Restate each line word for word. Leave out every picture.

■ ■ ■

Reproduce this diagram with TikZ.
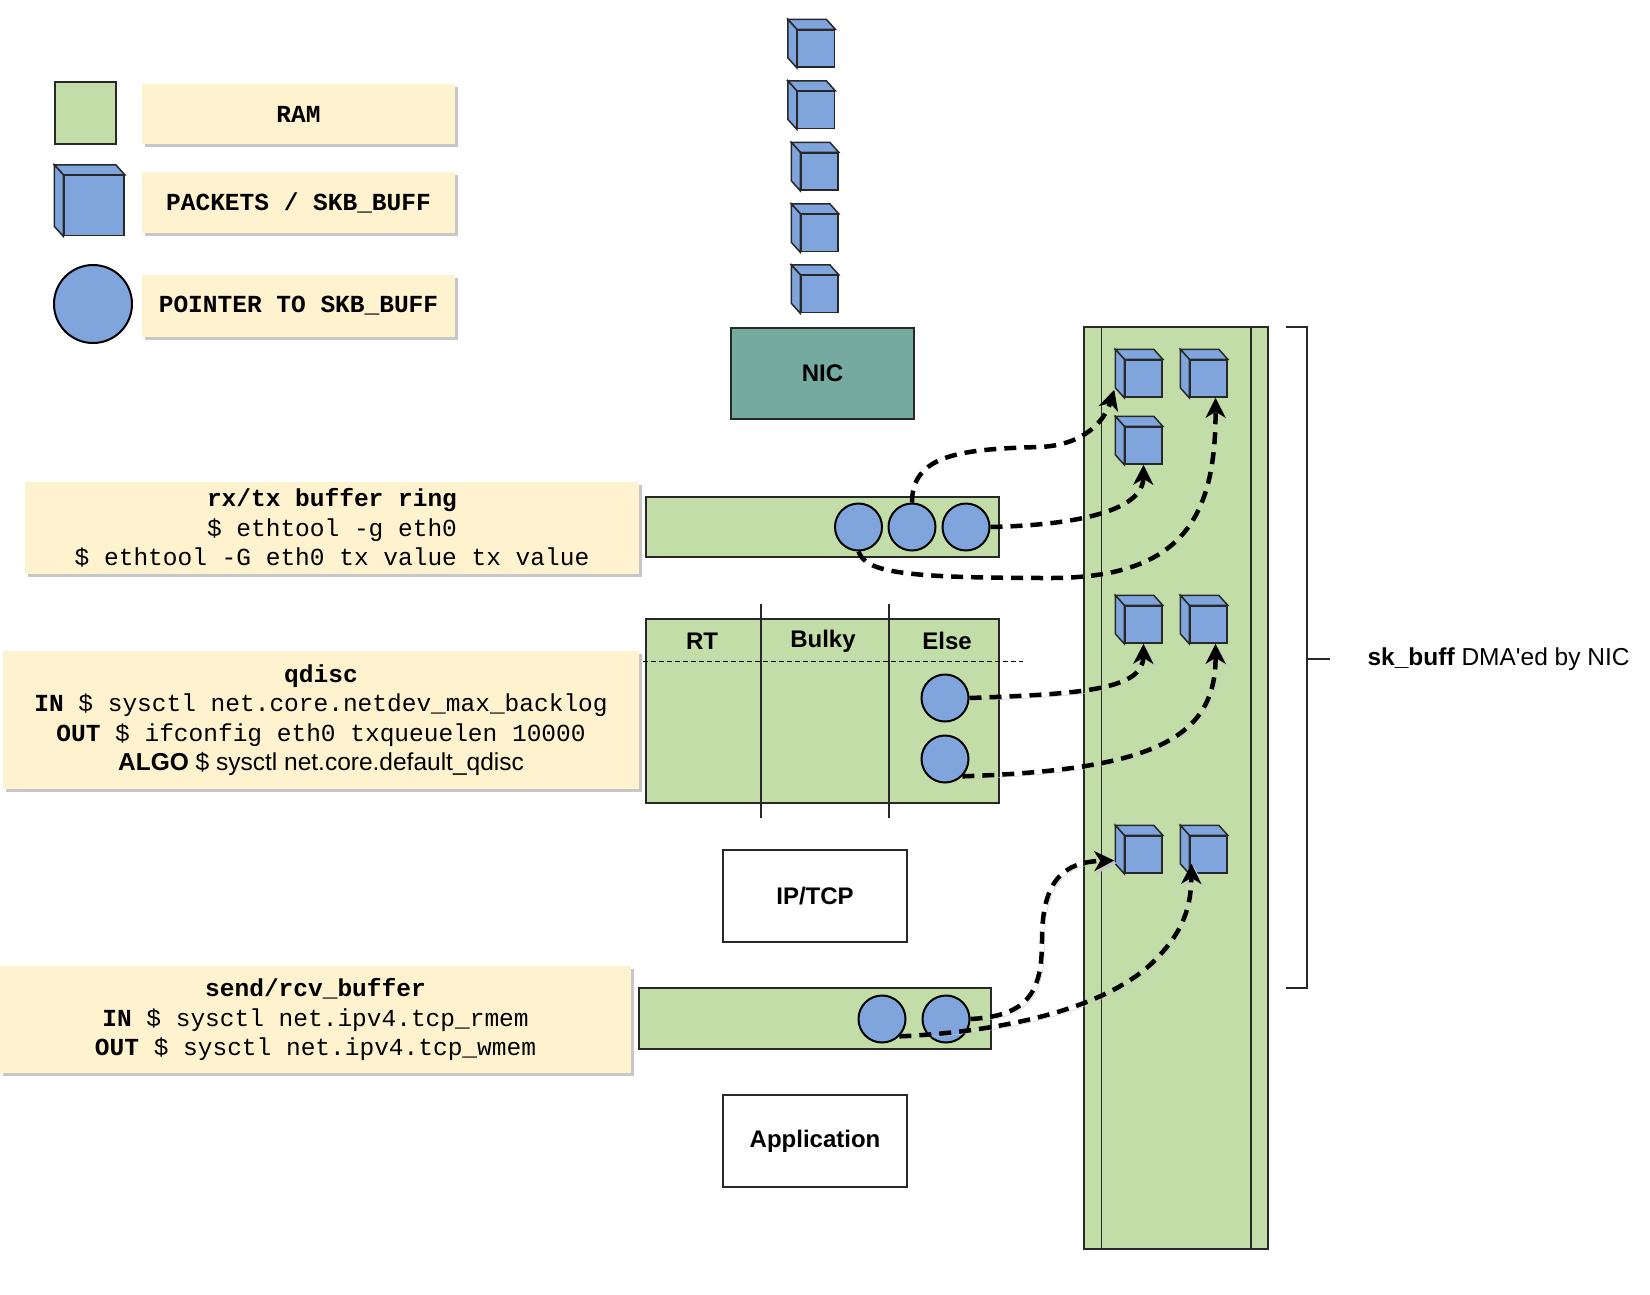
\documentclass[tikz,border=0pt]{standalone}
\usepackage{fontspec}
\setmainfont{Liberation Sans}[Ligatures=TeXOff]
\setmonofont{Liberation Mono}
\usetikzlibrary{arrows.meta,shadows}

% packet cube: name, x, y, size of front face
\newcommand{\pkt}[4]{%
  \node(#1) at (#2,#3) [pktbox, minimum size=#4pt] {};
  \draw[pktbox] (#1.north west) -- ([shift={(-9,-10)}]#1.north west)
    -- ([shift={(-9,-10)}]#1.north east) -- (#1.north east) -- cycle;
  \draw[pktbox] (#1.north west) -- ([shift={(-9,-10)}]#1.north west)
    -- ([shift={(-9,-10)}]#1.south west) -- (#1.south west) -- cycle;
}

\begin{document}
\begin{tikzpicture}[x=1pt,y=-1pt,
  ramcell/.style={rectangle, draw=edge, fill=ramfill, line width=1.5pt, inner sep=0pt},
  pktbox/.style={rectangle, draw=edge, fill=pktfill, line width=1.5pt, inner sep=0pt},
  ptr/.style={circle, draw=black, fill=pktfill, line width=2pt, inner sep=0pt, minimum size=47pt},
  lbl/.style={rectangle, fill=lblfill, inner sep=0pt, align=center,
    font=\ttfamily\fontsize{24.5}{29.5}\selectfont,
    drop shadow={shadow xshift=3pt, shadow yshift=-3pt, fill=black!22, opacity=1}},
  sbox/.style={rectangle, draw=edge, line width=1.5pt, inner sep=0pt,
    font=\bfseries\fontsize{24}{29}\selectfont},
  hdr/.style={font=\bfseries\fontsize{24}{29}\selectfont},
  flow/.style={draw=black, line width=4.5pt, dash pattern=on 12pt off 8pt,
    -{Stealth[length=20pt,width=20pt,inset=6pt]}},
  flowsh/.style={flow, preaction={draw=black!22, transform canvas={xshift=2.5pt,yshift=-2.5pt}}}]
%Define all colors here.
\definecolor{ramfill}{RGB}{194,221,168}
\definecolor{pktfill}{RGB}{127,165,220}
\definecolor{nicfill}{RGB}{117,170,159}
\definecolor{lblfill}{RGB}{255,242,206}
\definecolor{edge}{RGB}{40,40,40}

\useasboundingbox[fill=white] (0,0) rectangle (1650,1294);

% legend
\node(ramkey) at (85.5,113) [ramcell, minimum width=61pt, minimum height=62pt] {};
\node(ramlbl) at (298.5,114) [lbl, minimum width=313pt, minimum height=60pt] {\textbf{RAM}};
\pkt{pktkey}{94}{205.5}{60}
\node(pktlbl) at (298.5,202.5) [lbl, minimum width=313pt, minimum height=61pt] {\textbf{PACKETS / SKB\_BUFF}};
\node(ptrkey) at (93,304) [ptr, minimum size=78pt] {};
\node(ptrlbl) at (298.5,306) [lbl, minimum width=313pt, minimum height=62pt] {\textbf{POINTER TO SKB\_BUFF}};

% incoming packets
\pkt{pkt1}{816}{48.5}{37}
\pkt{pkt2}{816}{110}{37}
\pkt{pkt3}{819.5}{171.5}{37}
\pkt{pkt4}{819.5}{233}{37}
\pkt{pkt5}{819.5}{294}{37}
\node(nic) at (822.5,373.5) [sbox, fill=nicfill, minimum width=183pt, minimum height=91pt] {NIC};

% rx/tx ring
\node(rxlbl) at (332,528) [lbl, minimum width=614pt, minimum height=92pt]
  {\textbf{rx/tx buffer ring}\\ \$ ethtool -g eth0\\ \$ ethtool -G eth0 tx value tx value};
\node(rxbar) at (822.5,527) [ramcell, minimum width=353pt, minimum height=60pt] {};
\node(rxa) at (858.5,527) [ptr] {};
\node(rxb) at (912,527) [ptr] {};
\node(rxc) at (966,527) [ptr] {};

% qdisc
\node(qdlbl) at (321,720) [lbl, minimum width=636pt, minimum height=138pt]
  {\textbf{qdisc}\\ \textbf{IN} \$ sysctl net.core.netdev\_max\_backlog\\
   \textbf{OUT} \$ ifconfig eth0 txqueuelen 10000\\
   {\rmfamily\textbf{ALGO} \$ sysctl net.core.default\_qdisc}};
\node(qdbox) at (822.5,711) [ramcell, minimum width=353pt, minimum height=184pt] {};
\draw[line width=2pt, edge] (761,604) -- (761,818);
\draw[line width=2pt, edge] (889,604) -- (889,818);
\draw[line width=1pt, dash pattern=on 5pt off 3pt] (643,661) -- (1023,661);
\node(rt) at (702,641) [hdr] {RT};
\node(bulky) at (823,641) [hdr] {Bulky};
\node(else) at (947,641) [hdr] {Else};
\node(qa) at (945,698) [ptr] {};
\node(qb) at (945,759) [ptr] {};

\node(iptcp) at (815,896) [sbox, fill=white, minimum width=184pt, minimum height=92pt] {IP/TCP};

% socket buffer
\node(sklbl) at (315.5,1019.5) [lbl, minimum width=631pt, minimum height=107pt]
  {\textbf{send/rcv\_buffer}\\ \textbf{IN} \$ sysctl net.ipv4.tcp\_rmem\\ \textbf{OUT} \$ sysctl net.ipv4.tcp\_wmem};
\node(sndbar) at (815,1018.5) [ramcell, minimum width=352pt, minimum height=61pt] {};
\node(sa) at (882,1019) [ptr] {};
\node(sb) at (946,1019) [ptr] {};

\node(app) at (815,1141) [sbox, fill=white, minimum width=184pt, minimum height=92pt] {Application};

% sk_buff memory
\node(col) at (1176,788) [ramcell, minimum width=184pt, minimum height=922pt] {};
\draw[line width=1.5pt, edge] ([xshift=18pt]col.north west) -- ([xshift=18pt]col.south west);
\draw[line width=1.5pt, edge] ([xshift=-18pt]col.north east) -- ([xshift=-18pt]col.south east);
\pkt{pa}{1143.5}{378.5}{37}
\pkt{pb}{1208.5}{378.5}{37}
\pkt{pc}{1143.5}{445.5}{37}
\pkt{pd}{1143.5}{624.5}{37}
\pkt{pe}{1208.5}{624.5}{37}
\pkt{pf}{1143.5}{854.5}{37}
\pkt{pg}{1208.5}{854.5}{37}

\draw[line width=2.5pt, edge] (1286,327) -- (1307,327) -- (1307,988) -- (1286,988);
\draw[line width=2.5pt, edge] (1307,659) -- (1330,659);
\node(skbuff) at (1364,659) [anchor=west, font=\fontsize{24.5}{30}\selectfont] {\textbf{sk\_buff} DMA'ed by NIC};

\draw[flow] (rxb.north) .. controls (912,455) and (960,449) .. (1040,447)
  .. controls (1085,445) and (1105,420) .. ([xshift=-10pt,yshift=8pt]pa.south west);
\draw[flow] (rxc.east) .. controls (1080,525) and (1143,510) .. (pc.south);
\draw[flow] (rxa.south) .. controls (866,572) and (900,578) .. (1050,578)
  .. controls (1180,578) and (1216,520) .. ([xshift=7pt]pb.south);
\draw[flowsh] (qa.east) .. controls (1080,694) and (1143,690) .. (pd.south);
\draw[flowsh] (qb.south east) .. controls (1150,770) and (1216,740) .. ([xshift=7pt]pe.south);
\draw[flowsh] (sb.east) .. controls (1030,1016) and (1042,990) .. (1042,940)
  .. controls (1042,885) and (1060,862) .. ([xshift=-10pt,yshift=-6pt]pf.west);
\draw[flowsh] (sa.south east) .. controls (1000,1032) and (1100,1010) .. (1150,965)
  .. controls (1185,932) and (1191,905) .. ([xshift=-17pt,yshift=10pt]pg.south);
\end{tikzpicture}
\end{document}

■ ■ ■

Finished answer ▸
Reproduce this diagram with TikZ.
\documentclass[tikz,border=0pt]{standalone}
\usepackage{fontspec}
\setmainfont{Liberation Sans}[Ligatures=TeXOff]
\setmonofont{Liberation Mono}
\usetikzlibrary{arrows.meta,shadows}

% packet cube: name, x, y, size of front face
\newcommand{\pkt}[4]{%
  \node(#1) at (#2,#3) [pktbox, minimum size=#4pt] {};
  \draw[pktbox] (#1.north west) -- ([shift={(-9,-10)}]#1.north west)
    -- ([shift={(-9,-10)}]#1.north east) -- (#1.north east) -- cycle;
  \draw[pktbox] (#1.north west) -- ([shift={(-9,-10)}]#1.north west)
    -- ([shift={(-9,-10)}]#1.south west) -- (#1.south west) -- cycle;
}

\begin{document}
\begin{tikzpicture}[x=1pt,y=-1pt,
  ramcell/.style={rectangle, draw=edge, fill=ramfill, line width=1.5pt, inner sep=0pt},
  pktbox/.style={rectangle, draw=edge, fill=pktfill, line width=1.5pt, inner sep=0pt},
  ptr/.style={circle, draw=black, fill=pktfill, line width=2pt, inner sep=0pt, minimum size=47pt},
  lbl/.style={rectangle, fill=lblfill, inner sep=0pt, align=center,
    font=\ttfamily\fontsize{24.5}{29.5}\selectfont,
    drop shadow={shadow xshift=3pt, shadow yshift=-3pt, fill=black!22, opacity=1}},
  sbox/.style={rectangle, draw=edge, line width=1.5pt, inner sep=0pt,
    font=\bfseries\fontsize{24}{29}\selectfont},
  hdr/.style={font=\bfseries\fontsize{24}{29}\selectfont},
  flow/.style={draw=black, line width=4.5pt, dash pattern=on 12pt off 8pt,
    -{Stealth[length=20pt,width=20pt,inset=6pt]}},
  flowsh/.style={flow, preaction={draw=black!22, transform canvas={xshift=2.5pt,yshift=-2.5pt}}}]
%Define all colors here.
\definecolor{ramfill}{RGB}{194,221,168}
\definecolor{pktfill}{RGB}{127,165,220}
\definecolor{nicfill}{RGB}{117,170,159}
\definecolor{lblfill}{RGB}{255,242,206}
\definecolor{edge}{RGB}{40,40,40}

\useasboundingbox[fill=white] (0,0) rectangle (1650,1294);

% legend
\node(ramkey) at (85.5,113) [ramcell, minimum width=61pt, minimum height=62pt] {};
\node(ramlbl) at (298.5,114) [lbl, minimum width=313pt, minimum height=60pt] {\textbf{RAM}};
\pkt{pktkey}{94}{205.5}{60}
\node(pktlbl) at (298.5,202.5) [lbl, minimum width=313pt, minimum height=61pt] {\textbf{PACKETS / SKB\_BUFF}};
\node(ptrkey) at (93,304) [ptr, minimum size=78pt] {};
\node(ptrlbl) at (298.5,306) [lbl, minimum width=313pt, minimum height=62pt] {\textbf{POINTER TO SKB\_BUFF}};

% incoming packets
\pkt{pkt1}{816}{48.5}{37}
\pkt{pkt2}{816}{110}{37}
\pkt{pkt3}{819.5}{171.5}{37}
\pkt{pkt4}{819.5}{233}{37}
\pkt{pkt5}{819.5}{294}{37}
\node(nic) at (822.5,373.5) [sbox, fill=nicfill, minimum width=183pt, minimum height=91pt] {NIC};

% rx/tx ring
\node(rxlbl) at (332,528) [lbl, minimum width=614pt, minimum height=92pt]
  {\textbf{rx/tx buffer ring}\\ \$ ethtool -g eth0\\ \$ ethtool -G eth0 tx value tx value};
\node(rxbar) at (822.5,527) [ramcell, minimum width=353pt, minimum height=60pt] {};
\node(rxa) at (858.5,527) [ptr] {};
\node(rxb) at (912,527) [ptr] {};
\node(rxc) at (966,527) [ptr] {};

% qdisc
\node(qdlbl) at (321,720) [lbl, minimum width=636pt, minimum height=138pt]
  {\textbf{qdisc}\\ \textbf{IN} \$ sysctl net.core.netdev\_max\_backlog\\
   \textbf{OUT} \$ ifconfig eth0 txqueuelen 10000\\
   {\rmfamily\textbf{ALGO} \$ sysctl net.core.default\_qdisc}};
\node(qdbox) at (822.5,711) [ramcell, minimum width=353pt, minimum height=184pt] {};
\draw[line width=2pt, edge] (761,604) -- (761,818);
\draw[line width=2pt, edge] (889,604) -- (889,818);
\draw[line width=1pt, dash pattern=on 5pt off 3pt] (643,661) -- (1023,661);
\node(rt) at (702,641) [hdr] {RT};
\node(bulky) at (823,641) [hdr] {Bulky};
\node(else) at (947,641) [hdr] {Else};
\node(qa) at (945,698) [ptr] {};
\node(qb) at (945,759) [ptr] {};

\node(iptcp) at (815,896) [sbox, fill=white, minimum width=184pt, minimum height=92pt] {IP/TCP};

% socket buffer
\node(sklbl) at (315.5,1019.5) [lbl, minimum width=631pt, minimum height=107pt]
  {\textbf{send/rcv\_buffer}\\ \textbf{IN} \$ sysctl net.ipv4.tcp\_rmem\\ \textbf{OUT} \$ sysctl net.ipv4.tcp\_wmem};
\node(sndbar) at (815,1018.5) [ramcell, minimum width=352pt, minimum height=61pt] {};
\node(sa) at (882,1019) [ptr] {};
\node(sb) at (946,1019) [ptr] {};

\node(app) at (815,1141) [sbox, fill=white, minimum width=184pt, minimum height=92pt] {Application};

% sk_buff memory
\node(col) at (1176,788) [ramcell, minimum width=184pt, minimum height=922pt] {};
\draw[line width=1.5pt, edge] ([xshift=18pt]col.north west) -- ([xshift=18pt]col.south west);
\draw[line width=1.5pt, edge] ([xshift=-18pt]col.north east) -- ([xshift=-18pt]col.south east);
\pkt{pa}{1143.5}{378.5}{37}
\pkt{pb}{1208.5}{378.5}{37}
\pkt{pc}{1143.5}{445.5}{37}
\pkt{pd}{1143.5}{624.5}{37}
\pkt{pe}{1208.5}{624.5}{37}
\pkt{pf}{1143.5}{854.5}{37}
\pkt{pg}{1208.5}{854.5}{37}

\draw[line width=2.5pt, edge] (1286,327) -- (1307,327) -- (1307,988) -- (1286,988);
\draw[line width=2.5pt, edge] (1307,659) -- (1330,659);
\node(skbuff) at (1364,659) [anchor=west, font=\fontsize{24.5}{30}\selectfont] {\textbf{sk\_buff} DMA'ed by NIC};

\draw[flow] (rxb.north) .. controls (912,455) and (960,449) .. (1040,447)
  .. controls (1085,445) and (1105,420) .. ([xshift=-10pt,yshift=8pt]pa.south west);
\draw[flow] (rxc.east) .. controls (1080,525) and (1143,510) .. (pc.south);
\draw[flow] (rxa.south) .. controls (866,572) and (900,578) .. (1050,578)
  .. controls (1180,578) and (1216,520) .. ([xshift=7pt]pb.south);
\draw[flowsh] (qa.east) .. controls (1080,694) and (1143,690) .. (pd.south);
\draw[flowsh] (qb.south east) .. controls (1150,770) and (1216,740) .. ([xshift=7pt]pe.south);
\draw[flowsh] (sb.east) .. controls (1030,1016) and (1042,990) .. (1042,940)
  .. controls (1042,885) and (1060,862) .. ([xshift=-10pt,yshift=-6pt]pf.west);
\draw[flowsh] (sa.south east) .. controls (1000,1032) and (1100,1010) .. (1150,965)
  .. controls (1185,932) and (1191,905) .. ([xshift=-17pt,yshift=10pt]pg.south);
\end{tikzpicture}
\end{document}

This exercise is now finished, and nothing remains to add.